OBJECTIVE:
All of the material below is to be restated word for word, apart from the pictures.

STORED DATA:
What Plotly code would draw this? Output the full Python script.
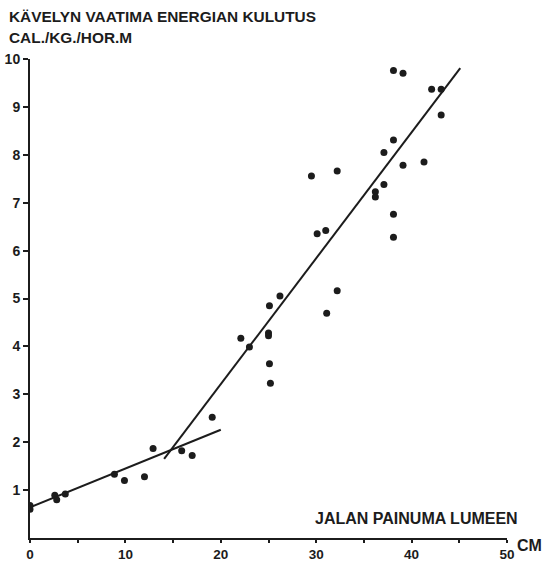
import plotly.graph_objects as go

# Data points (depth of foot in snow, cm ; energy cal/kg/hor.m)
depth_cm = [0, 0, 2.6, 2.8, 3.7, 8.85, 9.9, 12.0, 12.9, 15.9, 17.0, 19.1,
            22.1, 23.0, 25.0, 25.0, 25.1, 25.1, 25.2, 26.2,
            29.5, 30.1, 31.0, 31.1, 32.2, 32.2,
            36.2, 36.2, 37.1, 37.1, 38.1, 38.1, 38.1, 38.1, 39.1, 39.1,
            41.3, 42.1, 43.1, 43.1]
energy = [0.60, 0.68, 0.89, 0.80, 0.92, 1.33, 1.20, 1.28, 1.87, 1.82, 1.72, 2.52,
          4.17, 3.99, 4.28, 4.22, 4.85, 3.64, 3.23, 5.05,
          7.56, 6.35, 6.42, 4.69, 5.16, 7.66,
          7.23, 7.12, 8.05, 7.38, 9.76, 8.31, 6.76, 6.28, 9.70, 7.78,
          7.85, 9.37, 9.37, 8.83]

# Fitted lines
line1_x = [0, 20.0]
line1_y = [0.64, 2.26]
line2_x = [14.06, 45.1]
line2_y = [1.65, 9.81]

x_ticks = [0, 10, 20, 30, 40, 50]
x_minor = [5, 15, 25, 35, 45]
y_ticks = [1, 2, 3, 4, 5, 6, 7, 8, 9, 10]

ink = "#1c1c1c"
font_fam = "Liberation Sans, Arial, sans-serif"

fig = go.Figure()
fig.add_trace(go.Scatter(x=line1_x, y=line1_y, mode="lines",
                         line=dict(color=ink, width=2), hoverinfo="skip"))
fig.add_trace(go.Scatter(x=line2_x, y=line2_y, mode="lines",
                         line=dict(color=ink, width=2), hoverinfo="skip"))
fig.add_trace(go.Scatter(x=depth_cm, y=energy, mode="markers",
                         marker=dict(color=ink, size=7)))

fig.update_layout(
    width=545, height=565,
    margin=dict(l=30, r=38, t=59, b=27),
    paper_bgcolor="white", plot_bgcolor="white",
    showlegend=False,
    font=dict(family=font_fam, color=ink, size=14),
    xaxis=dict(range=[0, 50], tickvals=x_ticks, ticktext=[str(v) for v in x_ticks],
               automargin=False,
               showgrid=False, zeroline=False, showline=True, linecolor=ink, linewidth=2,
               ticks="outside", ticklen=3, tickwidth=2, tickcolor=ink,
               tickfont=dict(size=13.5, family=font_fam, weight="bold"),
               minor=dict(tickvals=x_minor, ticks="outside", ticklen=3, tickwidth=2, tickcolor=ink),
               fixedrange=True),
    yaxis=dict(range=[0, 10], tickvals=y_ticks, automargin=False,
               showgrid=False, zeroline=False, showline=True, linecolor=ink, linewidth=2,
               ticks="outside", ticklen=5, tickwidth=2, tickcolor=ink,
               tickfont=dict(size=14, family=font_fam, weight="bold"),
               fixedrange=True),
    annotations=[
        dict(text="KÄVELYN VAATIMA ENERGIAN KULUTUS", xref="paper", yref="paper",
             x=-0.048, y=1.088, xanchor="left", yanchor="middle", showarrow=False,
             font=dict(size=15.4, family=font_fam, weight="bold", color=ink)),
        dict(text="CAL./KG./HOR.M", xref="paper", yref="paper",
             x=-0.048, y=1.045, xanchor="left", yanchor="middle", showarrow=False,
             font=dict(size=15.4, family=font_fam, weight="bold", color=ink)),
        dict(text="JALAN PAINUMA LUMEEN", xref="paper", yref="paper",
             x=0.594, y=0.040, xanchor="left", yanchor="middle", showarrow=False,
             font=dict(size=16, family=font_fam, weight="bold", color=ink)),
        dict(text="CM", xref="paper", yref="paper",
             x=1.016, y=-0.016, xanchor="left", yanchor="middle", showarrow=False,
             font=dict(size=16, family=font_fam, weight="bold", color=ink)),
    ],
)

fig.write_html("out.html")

RESULT:
What Plotly code would draw this? Output the full Python script.
import plotly.graph_objects as go

# Data points (depth of foot in snow, cm ; energy cal/kg/hor.m)
depth_cm = [0, 0, 2.6, 2.8, 3.7, 8.85, 9.9, 12.0, 12.9, 15.9, 17.0, 19.1,
            22.1, 23.0, 25.0, 25.0, 25.1, 25.1, 25.2, 26.2,
            29.5, 30.1, 31.0, 31.1, 32.2, 32.2,
            36.2, 36.2, 37.1, 37.1, 38.1, 38.1, 38.1, 38.1, 39.1, 39.1,
            41.3, 42.1, 43.1, 43.1]
energy = [0.60, 0.68, 0.89, 0.80, 0.92, 1.33, 1.20, 1.28, 1.87, 1.82, 1.72, 2.52,
          4.17, 3.99, 4.28, 4.22, 4.85, 3.64, 3.23, 5.05,
          7.56, 6.35, 6.42, 4.69, 5.16, 7.66,
          7.23, 7.12, 8.05, 7.38, 9.76, 8.31, 6.76, 6.28, 9.70, 7.78,
          7.85, 9.37, 9.37, 8.83]

# Fitted lines
line1_x = [0, 20.0]
line1_y = [0.64, 2.26]
line2_x = [14.06, 45.1]
line2_y = [1.65, 9.81]

x_ticks = [0, 10, 20, 30, 40, 50]
x_minor = [5, 15, 25, 35, 45]
y_ticks = [1, 2, 3, 4, 5, 6, 7, 8, 9, 10]

ink = "#1c1c1c"
font_fam = "Liberation Sans, Arial, sans-serif"

fig = go.Figure()
fig.add_trace(go.Scatter(x=line1_x, y=line1_y, mode="lines",
                         line=dict(color=ink, width=2), hoverinfo="skip"))
fig.add_trace(go.Scatter(x=line2_x, y=line2_y, mode="lines",
                         line=dict(color=ink, width=2), hoverinfo="skip"))
fig.add_trace(go.Scatter(x=depth_cm, y=energy, mode="markers",
                         marker=dict(color=ink, size=7)))

fig.update_layout(
    width=545, height=565,
    margin=dict(l=30, r=38, t=59, b=27),
    paper_bgcolor="white", plot_bgcolor="white",
    showlegend=False,
    font=dict(family=font_fam, color=ink, size=14),
    xaxis=dict(range=[0, 50], tickvals=x_ticks, ticktext=[str(v) for v in x_ticks],
               automargin=False,
               showgrid=False, zeroline=False, showline=True, linecolor=ink, linewidth=2,
               ticks="outside", ticklen=3, tickwidth=2, tickcolor=ink,
               tickfont=dict(size=13.5, family=font_fam, weight="bold"),
               minor=dict(tickvals=x_minor, ticks="outside", ticklen=3, tickwidth=2, tickcolor=ink),
               fixedrange=True),
    yaxis=dict(range=[0, 10], tickvals=y_ticks, automargin=False,
               showgrid=False, zeroline=False, showline=True, linecolor=ink, linewidth=2,
               ticks="outside", ticklen=5, tickwidth=2, tickcolor=ink,
               tickfont=dict(size=14, family=font_fam, weight="bold"),
               fixedrange=True),
    annotations=[
        dict(text="KÄVELYN VAATIMA ENERGIAN KULUTUS", xref="paper", yref="paper",
             x=-0.048, y=1.088, xanchor="left", yanchor="middle", showarrow=False,
             font=dict(size=15.4, family=font_fam, weight="bold", color=ink)),
        dict(text="CAL./KG./HOR.M", xref="paper", yref="paper",
             x=-0.048, y=1.045, xanchor="left", yanchor="middle", showarrow=False,
             font=dict(size=15.4, family=font_fam, weight="bold", color=ink)),
        dict(text="JALAN PAINUMA LUMEEN", xref="paper", yref="paper",
             x=0.594, y=0.040, xanchor="left", yanchor="middle", showarrow=False,
             font=dict(size=16, family=font_fam, weight="bold", color=ink)),
        dict(text="CM", xref="paper", yref="paper",
             x=1.016, y=-0.016, xanchor="left", yanchor="middle", showarrow=False,
             font=dict(size=16, family=font_fam, weight="bold", color=ink)),
    ],
)

fig.write_html("out.html")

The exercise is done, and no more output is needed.